Crawford County communities begin recycling programs after countywide program ends
Cochranton and Conneautville are among the communities exploring curbside recycling following the end of the Crawford County Solid Waste Authority's countywide recycling program in December.
COCHRANTON, Pa. - When the Crawford County Solid Waste Authority was forced to end its recycling program in December, the message from Cochranton residents was clear:
"People were going, 'Hey, we really like this program. We need to do something'," said Cochranton Mayor Mark Roche.
"A lot of people had recycling that they were willing to recycle," said Barb Opatrny, Cochranton borough manager.
Cochranton resident James Niblock was one of those people.
"We try to put out less than one can of garbage a week," Niblock said of his family's environmentally conscious efforts.
So this week, Cochranton Borough Council approved a move to begin negotiating a curbside recycling plan with its current refuse company, Grove City-based Tri-County Industries.
Residents would no longer drive to those blue bins to recycle.
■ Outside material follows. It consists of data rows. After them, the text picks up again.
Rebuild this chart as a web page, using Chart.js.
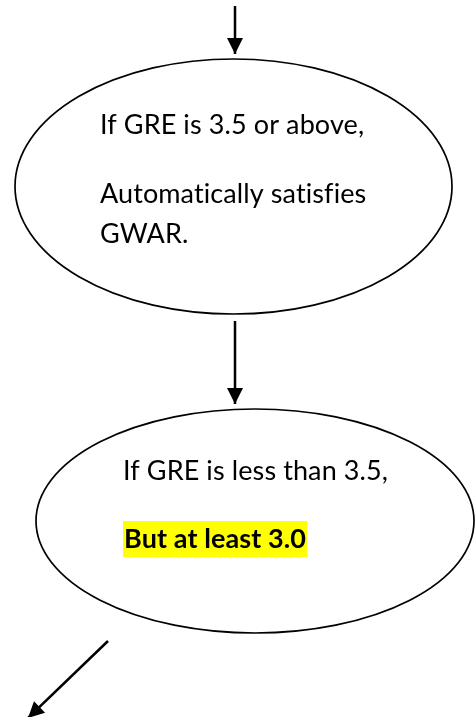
<!DOCTYPE html>
<html>
<head>
<meta charset="utf-8">
<script src="https://cdn.jsdelivr.net/npm/chart.js@4.4.1/dist/chart.umd.min.js"></script>
<style>
    html, body { margin: 0; padding: 0; background: #ffffff; }
    #flow { display: block; }
</style>
</head>
<body>
<canvas id="flow" width="476" height="717"></canvas>
<script>
// arrows: start and tip points (page units)
const arrowStartX = [235, 235, 108];
const arrowStartY = [6, 321, 641];
const arrowTipX = [235, 235, 28];
const arrowTipY = [54, 404, 718];

// ellipses (nodes)
const nodeCx = [233.5, 255];
const nodeCy = [186.5, 521];
const nodeRx = [218.5, 219];
const nodeRy = [127.5, 112];

// texts in the nodes
const nodeTexts = [
    ["If GRE is 3.5 or above,", "Automatically satisfies", "GWAR."],
    ["If GRE is less than 3.5,", "But at least 3.0"]
];
const textX = [[100, 100, 100], [123, 123]];
const textY = [[134, 203, 243], [480, 548]];
const textBold = [[false, false, false], [false, true]];
const textMark = [[false, false, false], [false, true]];

function buildArrowDatasets() {
    var sets = [];
    for (var i = 0; i < arrowStartX.length; i++) {
        sets.push({
            label: "arrow" + i,
            data: [
                { x: arrowStartX[i], y: arrowStartY[i] },
                { x: arrowTipX[i], y: arrowTipY[i] }
            ],
            showLine: true,
            borderColor: "#000000",
            borderWidth: 2.5,
            pointRadius: 0,
            fill: false
        });
    }
    return sets;
}

const nodesPlugin = {
    id: "nodes",
    beforeDatasetsDraw(chart) {
        const ctx = chart.ctx;
        const sx = chart.scales.x, sy = chart.scales.y;
        ctx.save();
        for (var i = 0; i < nodeCx.length; i++) {
            const cx = sx.getPixelForValue(nodeCx[i]);
            const cy = sy.getPixelForValue(nodeCy[i]);
            const rx = Math.abs(sx.getPixelForValue(nodeCx[i] + nodeRx[i]) - cx);
            const ry = Math.abs(sy.getPixelForValue(nodeCy[i] + nodeRy[i]) - cy);
            ctx.beginPath();
            ctx.ellipse(cx, cy, rx, ry, 0, 0, Math.PI * 2);
            ctx.lineWidth = 1.7;
            ctx.strokeStyle = "#000000";
            ctx.stroke();
        }
        // texts
        ctx.textBaseline = "alphabetic";
        ctx.textAlign = "left";
        if ("letterSpacing" in ctx) ctx.letterSpacing = "0.1px"; // no ti/fi ligatures
        for (var n = 0; n < nodeTexts.length; n++) {
            for (var k = 0; k < nodeTexts[n].length; k++) {
                const tx = sx.getPixelForValue(textX[n][k]);
                const ty = sy.getPixelForValue(textY[n][k]);
                ctx.font = (textBold[n][k] ? "bold " : "") + "27px Lato";
                const w = ctx.measureText(nodeTexts[n][k]).width;
                if (textMark[n][k]) {
                    ctx.fillStyle = "#ffff00";
                    ctx.fillRect(tx, ty - 27, w + 2, 36);
                }
                ctx.fillStyle = "#000000";
                ctx.fillText(nodeTexts[n][k], tx + (textMark[n][k] ? 1 : 0), ty);
            }
        }
        ctx.restore();
    },
    afterDatasetsDraw(chart) {
        // arrow heads at the last point of each line
        const ctx = chart.ctx;
        ctx.save();
        chart.data.datasets.forEach((ds, i) => {
            const pts = chart.getDatasetMeta(i).data;
            const a = pts[0], b = pts[pts.length - 1];
            const ang = Math.atan2(b.y - a.y, b.x - a.x);
            const len = 16, half = 8;
            ctx.beginPath();
            ctx.moveTo(b.x, b.y);
            ctx.lineTo(b.x - len * Math.cos(ang) + half * Math.sin(ang), b.y - len * Math.sin(ang) - half * Math.cos(ang));
            ctx.lineTo(b.x - len * Math.cos(ang) - half * Math.sin(ang), b.y - len * Math.sin(ang) + half * Math.cos(ang));
            ctx.closePath();
            ctx.fillStyle = "#000000";
            ctx.fill();
        });
        ctx.restore();
    }
};

var ctx = document.getElementById("flow").getContext("2d");
new Chart(ctx, {
    type: "scatter",
    data: { datasets: buildArrowDatasets() },
    options: {
        responsive: false,
        animation: false,
        layout: { padding: 0 },
        scales: {
            x: { type: "linear", min: 0, max: 476, display: false },
            y: { type: "linear", min: 0, max: 717, reverse: true, display: false }
        },
        plugins: {
            legend: { display: false },
            tooltip: { enabled: false }
        }
    },
    plugins: [nodesPlugin]
});
</script>
</body>
</html>
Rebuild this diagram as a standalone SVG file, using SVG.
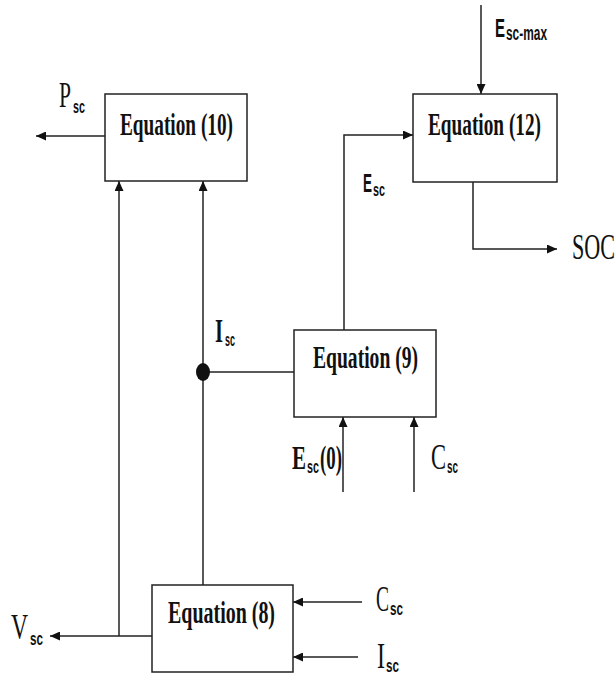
<svg xmlns="http://www.w3.org/2000/svg" width="616" height="675" viewBox="0 0 616 675">
<style>
.box{fill:#fff;stroke:#222;stroke-width:1.5}
.ln{fill:none;stroke:#222;stroke-width:1.5}
.arr{marker-end:url(#ah)}
.eq{font-family:"Liberation Serif","Times New Roman",serif;font-weight:bold;font-size:31px;fill:#111}
.lb{font-family:"Liberation Serif","Times New Roman",serif;font-size:35px;fill:#111}
.lbb{font-family:"Liberation Serif","Times New Roman",serif;font-weight:bold;font-size:34px;fill:#111}
.es{font-family:"Liberation Sans",Arial,sans-serif;font-weight:bold;font-size:25px;fill:#111}
.sub{font-family:"Liberation Sans",Arial,sans-serif;font-weight:bold;font-size:18px;fill:#111}
</style>
<defs>
<marker id="ah" markerWidth="10" markerHeight="9" refX="10" refY="4.5" orient="auto" markerUnits="userSpaceOnUse">
<path d="M0,0 L10,4.5 L0,9 z" fill="#111"/>
</marker>
</defs>
<g id="connectors">
<path class="ln arr" d="M105,136 H36"/>
<path class="ln arr" d="M119,636 V181"/>
<path class="ln arr" d="M152,636 H50"/>
<path class="ln arr" d="M203,585 V181"/>
<path class="ln" d="M203,372 H294"/>
<ellipse cx="203" cy="372" rx="7" ry="9" fill="#111"/>
<path class="ln arr" d="M344,330 V135 H413"/>
<path class="ln arr" d="M481,5 V94"/>
<path class="ln arr" d="M473,182 V249 H557"/>
<path class="ln arr" d="M343,492 V417"/>
<path class="ln arr" d="M414,492 V417"/>
<path class="ln arr" d="M362,602 H293"/>
<path class="ln arr" d="M358,657 H293"/>
</g>
<g id="eq10">
<rect class="box" x="105" y="94" width="142" height="87"/>
<text class="eq" x="120" y="135" textLength="113" lengthAdjust="spacingAndGlyphs">Equation (10)</text>
</g>
<g id="eq12">
<rect class="box" x="413" y="94" width="144" height="88"/>
<text class="eq" x="428" y="135" textLength="113" lengthAdjust="spacingAndGlyphs">Equation (12)</text>
</g>
<g id="eq9">
<rect class="box" x="294" y="330" width="142" height="87"/>
<text class="eq" x="313" y="368" textLength="105" lengthAdjust="spacingAndGlyphs">Equation (9)</text>
</g>
<g id="eq8">
<rect class="box" x="152" y="585" width="141" height="87"/>
<text class="eq" x="168" y="623" textLength="107" lengthAdjust="spacingAndGlyphs">Equation (8)</text>
</g>
<g id="labels">
<text class="lb" x="59" y="107" textLength="12" lengthAdjust="spacingAndGlyphs">P</text>
<text class="sub" x="73" y="113" textLength="12" lengthAdjust="spacingAndGlyphs">sc</text>
<text class="es" x="495" y="37" textLength="10" lengthAdjust="spacingAndGlyphs">E</text>
<text class="sub" x="506" y="40" textLength="41" lengthAdjust="spacingAndGlyphs" style="font-size:20px">sc-max</text>
<text class="es" x="363" y="192" textLength="9" lengthAdjust="spacingAndGlyphs">E</text>
<text class="sub" x="373" y="196" textLength="12" lengthAdjust="spacingAndGlyphs" style="font-size:19px">sc</text>
<text class="lbb" x="215" y="342" textLength="8" lengthAdjust="spacingAndGlyphs">I</text>
<text class="sub" x="225" y="346" textLength="10" lengthAdjust="spacingAndGlyphs">sc</text>
<text class="lbb" x="292" y="469" textLength="14" lengthAdjust="spacingAndGlyphs">E</text>
<text class="sub" x="307" y="473" textLength="12" lengthAdjust="spacingAndGlyphs">sc</text>
<text class="lbb" x="320" y="469" textLength="22" lengthAdjust="spacingAndGlyphs">(0)</text>
<text class="lb" x="431" y="469" textLength="15" lengthAdjust="spacingAndGlyphs">C</text>
<text class="sub" x="447" y="473" textLength="11" lengthAdjust="spacingAndGlyphs">sc</text>
<text class="lb" x="572" y="259" textLength="43" lengthAdjust="spacingAndGlyphs">SOC</text>
<text class="lb" x="11" y="639" textLength="17" lengthAdjust="spacingAndGlyphs">V</text>
<text class="sub" x="30" y="645" textLength="13" lengthAdjust="spacingAndGlyphs">sc</text>
<text class="lb" x="376" y="611" textLength="13" lengthAdjust="spacingAndGlyphs">C</text>
<text class="sub" x="390" y="615" textLength="13" lengthAdjust="spacingAndGlyphs">sc</text>
<text class="lb" x="377" y="668" textLength="8" lengthAdjust="spacingAndGlyphs">I</text>
<text class="sub" x="386" y="672" textLength="13" lengthAdjust="spacingAndGlyphs">sc</text>
</g>
</svg>
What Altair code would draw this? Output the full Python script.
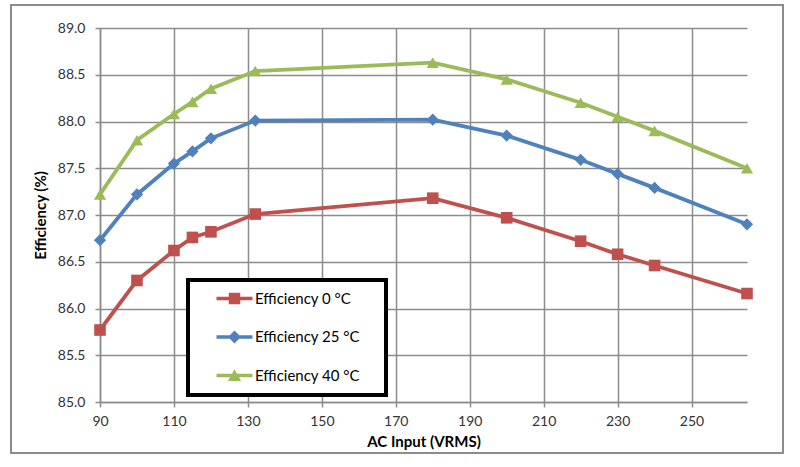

Instead, they're given a bin of their own for single-stream recycling.
"You can just put in your recyclables," Opatrny said. "You don't have to sort them."
Cochranton residents now pay about $19 a month for garbage pickup. It's likely the borough will assume the $4,000 cost for recycling this year, said Opatrny. But it should only cost a few bucks more for customers next year, both she and Roche said.
"We want to try and keep it within the costs that we have right now, but time will tell," Roche added.
Erie News Now also reached out Tri-County Industries. Business is booming not only in Cochranton, but they have 300 new customers countywide since that recycling program ended, according to General Manager Jerry Bowser.
The countywide recycling program ended after years of budget cuts, a new fine for contaminated bins that would have added up to nearly $30,000 a year. Now, many like Niblock are welcoming the plan in their community.
"For all of those recyclable materials, not only will they not go into a landfill, but then we have that actual raw material to be reused," he said.
But Cochranton isn't the only community going green. Conneautville is looking at options, but their council has not formally voted on any plan, according to Mayor Allen Clark.
Cambridge Springs is also exploring options, said Brenda Schmidt, the executive director of the Crawford County Solid Waste Authority.
Meadville, Titusville, Linesville and Conneaut Lake already have programs, Schmidt added.